Required work: Every line of the data that contains the string "matplotlib" must be copied.

## BEGIN Extracted material

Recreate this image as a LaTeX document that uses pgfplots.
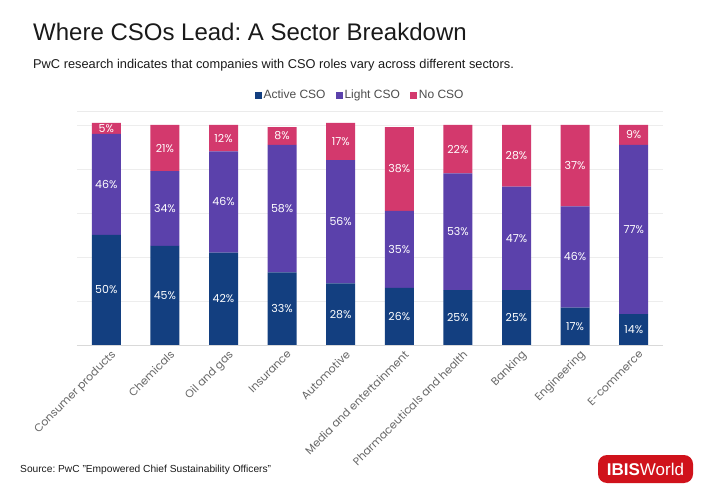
\documentclass[border=0pt]{standalone}
\usepackage{pgfplots}
\pgfplotsset{compat=1.18}
\usepackage{pgfplotstable}
\usepackage{fontspec}
\setmainfont{Liberation Sans}
\newfontfamily\pop{Poppins}
\definecolor{active}{HTML}{133F80}
\definecolor{lightc}{HTML}{5B41AB}
\definecolor{nocso}{HTML}{D3396D}
\definecolor{titlec}{HTML}{1A1A1A}
\definecolor{ibis}{HTML}{D0121B}
\pgfplotstableread{
x a l n
0 50 46 5
1 45 34 21
2 42 46 12
3 33 58 8
4 28 56 17
5 26 35 38
6 25 53 22
7 25 47 28
8 17 46 37
9 14 77 9
}\data
\frenchspacing
\begin{document}
\begin{tikzpicture}[x=1pt,y=1pt]
\path[use as bounding box] (0,0) rectangle (720,498);
\node[anchor=base west, inner sep=0, font=\fontsize{24}{24}\selectfont, text=titlec] at (33,457) {Where CSOs Lead: A Sector Breakdown};
\node[anchor=base west, inner sep=0, font=\fontsize{12.8}{12.8}\selectfont, text=titlec] at (33,429) {PwC research indicates that companies with CSO roles vary across different sectors.};
\draw[black!8, line width=0.8pt] (77,387) -- (663,387);
\begin{axis}[
  at={(77pt,153pt)}, anchor=south west,
  scale only axis, width=586pt, height=220pt,
  xmin=-0.5, xmax=9.5, ymin=0, ymax=100,
  ybar stacked, bar width=29pt,
  axis line style={draw=none},
  ytick={0,20,...,100}, yticklabels={},
  ymajorgrids, grid style={black!7, line width=0.8pt},
  major tick length=0pt,
  xtick={0,...,9},
  xticklabels={Consumer products, Chemicals, Oil and gas, Insurance, Automotive, Media and entertainment, Pharmaceuticals and health, Banking, Engineering, E-commerce},
  xticklabel style={rotate=45, anchor=north east, font=\pop\fontsize{11}{11}\selectfont, text=black!60, inner sep=1pt, xshift=1pt, yshift=-5pt},
  clip=false,
  legend style={at={(0.483,1.136)}, anchor=center, legend columns=-1, draw=none, fill=none, font=\fontsize{12}{12}\selectfont, text=black!70, /tikz/every even column/.append style={column sep=8pt}},
  legend image code/.code={\fill[#1] (0pt,-3.5pt) rectangle (7pt,3.5pt);},
]
\draw[black!15, line width=0.8pt] (axis cs:-0.5,0) -- (axis cs:9.5,0);
\addplot[fill=active, draw=none] table[x=x,y=a]{\data};
\addplot[fill=lightc, draw=none] table[x=x,y=l]{\data};
\addplot[fill=nocso, draw=none] table[x=x,y=n]{\data};
\legend{Active CSO, Light CSO, No CSO}
\end{axis}
\begin{axis}[
  at={(77pt,153pt)}, anchor=south west,
  scale only axis, width=586pt, height=220pt,
  xmin=-0.5, xmax=9.5, ymin=0, ymax=100,
  hide axis, clip=false,
  point meta=explicit,
  /pgf/number format/assume math mode=true,
  nodes near coords={\pgfmathprintnumber{\pgfplotspointmeta}\%},
  every node near coord/.append style={anchor=center, font=\pop\fontsize{11}{11}\selectfont, text=white},
]
\addplot[draw=none, mark=none] table[x=x, y expr=\thisrow{a}/2, meta=a]{\data};
\addplot[draw=none, mark=none] table[x=x, y expr=\thisrow{a}+\thisrow{l}/2, meta=l]{\data};
\addplot[draw=none, mark=none] table[x=x, y expr=\thisrow{a}+\thisrow{l}+\thisrow{n}/2, meta=n]{\data};
\end{axis}
\node[anchor=base west, inner sep=0, font=\fontsize{10.2}{10.2}\selectfont, text=titlec] at (20,26) {Source: PwC "Empowered Chief Sustainability Officers"};
\fill[ibis, rounded corners=9pt] (598,15) rectangle (693,43);
\node[text=white, font=\fontsize{17}{17}\selectfont, inner sep=0] at (645.5,29) {\textbf{IBIS}World};
\end{tikzpicture}
\end{document}
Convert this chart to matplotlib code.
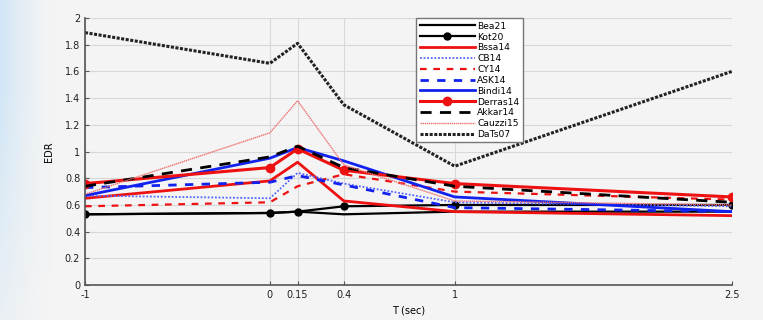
import numpy as np
import matplotlib
matplotlib.use("Agg")
import matplotlib.pyplot as plt

T = [-1, 0, 0.15, 0.4, 1, 2.5]
xtick_labels = ["-1", "0", "0.15", "0.4", "1", "2.5"]

Bea21    = [0.53, 0.54, 0.55, 0.53, 0.55, 0.55]
Kot20    = [0.53, 0.54, 0.55, 0.59, 0.60, 0.60]
Bssa14   = [0.65, 0.78, 0.92, 0.63, 0.55, 0.52]
CB14     = [0.67, 0.65, 0.84, 0.76, 0.62, 0.59]
CY14     = [0.59, 0.62, 0.74, 0.83, 0.70, 0.64]
ASK14    = [0.73, 0.77, 0.82, 0.75, 0.58, 0.55]
Bindi14  = [0.67, 0.95, 1.03, 0.93, 0.66, 0.55]
Derras14 = [0.76, 0.88, 1.02, 0.86, 0.76, 0.66]
Akkar14  = [0.74, 0.96, 1.04, 0.88, 0.74, 0.62]
Cauzzi15 = [0.68, 1.14, 1.38, 0.90, 0.63, 0.60]
DaTs07   = [1.89, 1.66, 1.81, 1.35, 0.89, 1.60]

fig = plt.figure(figsize=(7.63, 3.2), dpi=100)
fig.patch.set_facecolor("#f4f4f4")

# faint bluish edge on the left of the slide
bg = fig.add_axes([0, 0, 1, 1], zorder=-10)
xx = np.linspace(0, 1, 400)
yy = np.linspace(0, 1, 200)
X, Y = np.meshgrid(xx, yy)
alpha = np.clip(1 - X / 0.07, 0, 1) ** 1.5 * np.clip(0.3 + (1 - Y) * 1.0, 0, 1) * 0.75
img = np.ones((200, 400, 4))
img[..., 0] = 0.78
img[..., 1] = 0.89
img[..., 2] = 0.97
img[..., 3] = alpha
bg.imshow(img, aspect="auto", extent=[0, 1, 0, 1], origin="upper")
bg.set_xlim(0, 1)
bg.set_ylim(0, 1)
bg.axis("off")

ax = fig.add_axes([0.1114, 0.109, 0.8480, 0.835])
ax.set_facecolor("#f4f4f4")

ax.plot(T, Bea21, color="black", lw=1.6, label="Bea21")
ax.plot(T, Kot20, color="black", lw=1.6, marker="o", ms=5, label="Kot20")
ax.plot(T, Bssa14, color="#ee1111", lw=2.0, label="Bssa14")
ax.plot(T, CB14, color="#5566ff", lw=1.3, ls=(0, (1, 1)), label="CB14")
ax.plot(T, CY14, color="#ee1111", lw=1.6, ls=(0, (3, 3)), label="CY14")
ax.plot(T, ASK14, color="#1122ee", lw=2.0, ls=(0, (3, 3)), label="ASK14")
ax.plot(T, Bindi14, color="#1122ee", lw=2.0, label="Bindi14")
ax.plot(T, Derras14, color="#ee1111", lw=2.2, marker="o", ms=6, label="Derras14")
ax.plot(T, Akkar14, color="black", lw=2.0, ls=(0, (4, 3)), label="Akkar14")
ax.plot(T, Cauzzi15, color="#f07070", lw=1.0, ls=(0, (1, 0.5)), label="Cauzzi15")
ax.plot(T, DaTs07, color="#222222", lw=2.2, ls=(0, (1, 0.5)), label="DaTs07")

ax.set_xlim(-1, 2.5)
ax.set_ylim(0, 2)
ax.set_xticks(T)
ax.set_xticklabels(xtick_labels)
ax.set_yticks(np.arange(0, 2.01, 0.2))
ax.set_yticklabels(["0", "0.2", "0.4", "0.6", "0.8", "1", "1.2", "1.4", "1.6", "1.8", "2"])
ax.grid(True, color="#d8d8d8", lw=0.8)
ax.set_axisbelow(True)
ax.tick_params(labelsize=7, length=3, color="#555555", labelcolor="#222222", direction="in")
for s in ["top", "right"]:
    ax.spines[s].set_visible(False)
for s in ["left", "bottom"]:
    ax.spines[s].set_color("#555555")
    ax.spines[s].set_linewidth(1.2)

ax.set_xlabel("T (sec)", fontsize=7, labelpad=4)
ax.set_ylabel("EDR", fontsize=7, labelpad=8)

leg = ax.legend(loc="upper left", bbox_to_anchor=(0.505, 1.015), fontsize=6.6,
                frameon=True, fancybox=False, edgecolor="#777777", facecolor="white",
                handlelength=6.0, handletextpad=0.3, labelspacing=0.2,
                borderpad=0.35, framealpha=1)
leg.get_frame().set_linewidth(1.0)

fig.savefig("out.png", dpi=100, facecolor=fig.get_facecolor())
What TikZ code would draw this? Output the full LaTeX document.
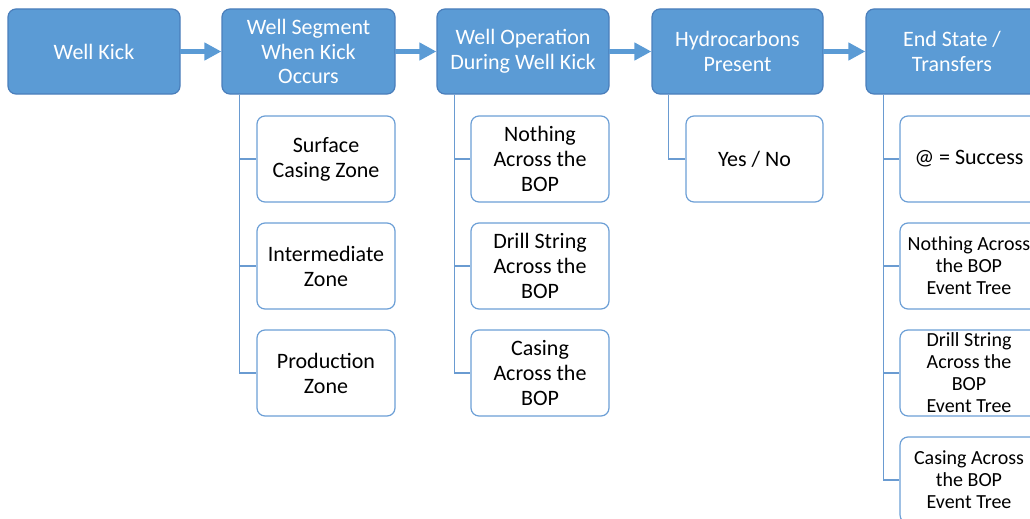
\documentclass[tikz,border=0pt]{standalone}
\usepackage{fontspec}
\setmainfont{Carlito}
\usetikzlibrary{arrows.meta,calc}
\definecolor{hfill}{HTML}{5B9BD5}
\definecolor{hdraw}{HTML}{4A7EBB}
\definecolor{cdraw}{HTML}{6C9FD6}
\definecolor{lnk}{HTML}{6A9BD1}
\tikzset{
  hbox/.style={draw=hdraw, fill=hfill, line width=1.2pt, rounded corners=8pt,
    minimum width=172pt, minimum height=85pt, inner sep=0pt, align=center,
    text=white, font=\fontsize{22pt}{24.5pt}\selectfont},
  cbox/.style={draw=cdraw, fill=white, line width=1.2pt, rounded corners=8pt,
    minimum width=138pt, minimum height=86pt, inner sep=0pt, align=center,
    text=black, font=\fontsize{22pt}{25pt}\selectfont},
  sbox/.style={cbox, font=\fontsize{20pt}{22pt}\selectfont},
  flow/.style={draw=hfill, line width=5pt, -{Triangle[length=17pt,width=17pt]}, shorten <=-0.6pt},
  link/.style={draw=lnk, line width=1.5pt}
}
\begin{document}
\begin{tikzpicture}[x=1pt,y=-1pt]
\useasboundingbox (0,0) rectangle (1030,519);
\clip (0,0) rectangle (1030,519);
% headers
\node[hbox] (h1) at (94,51.5) {Well Kick};
\node[hbox, minimum width=173pt] (h2) at (308.5,51.5) {Well Segment\\When Kick\\Occurs};
\node[hbox] (h3) at (523,51.5) {Well Operation\\During Well Kick};
\node[hbox, minimum width=171pt] (h4) at (737.5,51.5) {Hydrocarbons\\Present};
\node[hbox] (h5) at (952,51.5) {End State /\\Transfers};
% flow arrows
\draw[flow] (h1.east) -- (h2.west);
\draw[flow] (h2.east) -- (h3.west);
\draw[flow] (h3.east) -- (h4.west);
\draw[flow] (h4.east) -- (h5.west);
% column 2
\node[cbox] (c21) at (326,159) {Surface\\Casing Zone};
\node[cbox] (c22) at (326,266) {Intermediate\\Zone};
\node[cbox] (c23) at (326,373) {Production\\Zone};
% column 3
\node[cbox] (c31) at (540,159) {Nothing\\Across the\\BOP};
\node[cbox] (c32) at (540,266) {Drill String\\Across the\\BOP};
\node[cbox] (c33) at (540,373) {Casing\\Across the\\BOP};
% column 4
\node[cbox, minimum width=137pt] (c41) at (754.5,159) {Yes / No};
% column 5
\node[cbox] (c51) at (969,159) {@ = Success};
\node[sbox] (c52) at (969,266) {Nothing Across\\the BOP\\Event Tree};
\node[sbox] (c53) at (969,373) {Drill String\\Across the\\BOP\\Event Tree};
\node[sbox] (c54) at (969,480) {Casing Across\\the BOP\\Event Tree};
% connectors
\coordinate (v2) at ($(h2.south west)+(18,0)$);
\coordinate (v3) at ($(h3.south west)+(18,0)$);
\coordinate (v4) at ($(h4.south west)+(17,0)$);
\coordinate (v5) at ($(h5.south west)+(18,0)$);
\foreach \c in {c21,c22,c23} \draw[link] (v2) |- (\c.west);
\foreach \c in {c31,c32,c33} \draw[link] (v3) |- (\c.west);
\draw[link] (v4) |- (c41.west);
\foreach \c in {c51,c52,c53,c54} \draw[link] (v5) |- (\c.west);
\end{tikzpicture}
\end{document}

## END Extracted material

Result of the exercise:
Convert this chart to matplotlib code.
import matplotlib
matplotlib.use("Agg")
import matplotlib.pyplot as plt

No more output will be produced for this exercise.